Many of the core programs that run the web and built its foundation, were created as part of the Free Software Movement. The Free Software Movement advocates that software should be free to use, distribute, and modify. By having these shareable resources available, we see a more rapid pace of technological innovation.
Publishing a website, using free software and any computer, has mostly been within the technical and financial means of anyone interested in doing it, provided they have an Internet connection, or access to one.
When you publish a website, you begin on a level playing field with any other website on the Internet. Other websites may have better servers that are able to handle more traffic, or they may have slicker content or better marketing, but the idea of net neutrality means that the companies and organizations that operate the Internet cannot prioritize any one person or company’s content over anyone else’s.
Although the Internet was originally built by the U.S. government, the organizations that shape the Internet today and that make decisions regarding its rules and protocols are mostly International and open membership and many of them rely on volunteers.
There are some very large companies that have considerable interest in the Internet and the World Wide Web and would like to change it in ways that would benefit them. Media companies would like to eliminate net neutrality in order to raise their profits and gain an advantage over smaller content creators. Apple wants all music and mobile apps on the Internet to pass through their tollgates. Google wants to be the organizer of all the web’s data. Microsoft wants people to pay for software. Banks want to continue taking a cut of each financial transaction, and are working hard to get no-fee or open competitors, such as Bitcoin, out of the picture.
In spite of all the pressures, the web remains free and it is still a place where anyone with the technical knowledge (and who doesn’t live in certain parts of the world) can publish a website to an estimated potential audience of 2.92 billion people. The more people who have the basic skills required to be web publishers, the better it is for the continued freedom of speech on the Internet.
For this reason, WatzThis? isn’t comfortable with mandatory changes to the way websites are published that could raise the financial or technical bar to becoming a web publisher.
We worry that Mozilla’s recent announcement that future versions of Firefox will only support secure web pages could be such a barrier. Fortunately, it looks like Mozilla is concerned with that as well, and have partnered with the ISRG to make SSL certificates and web encryption free beginning in the summer of 2015.

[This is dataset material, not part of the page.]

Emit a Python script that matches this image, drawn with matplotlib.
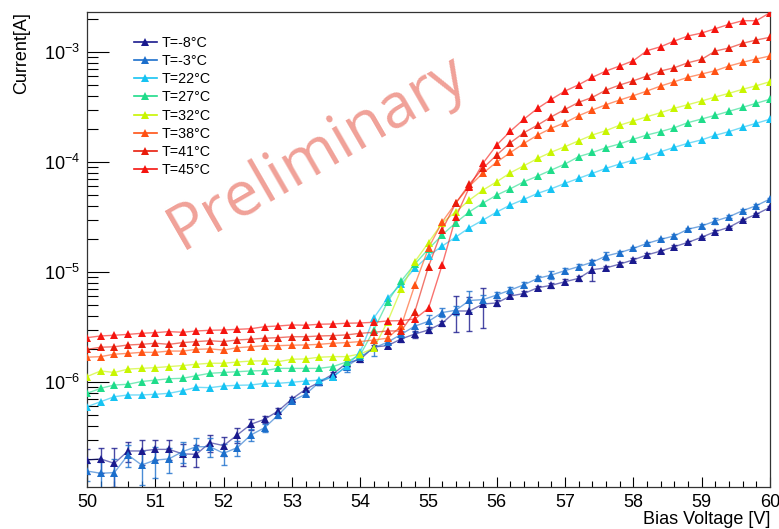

We’re looking forward to seeing how this new certificate authority will work and whether sites secured with a free SSL certificate will truly be equal in every way with sites using paid certificates. If installing an SSL certificate is required and if free certificates turn out to be less trusted than paid ones (which cost anywhere from $10 to $500), the result could be a creation of two classes of web sites — which is exactly the result that supporters of net neutrality (including Mozilla) oppose.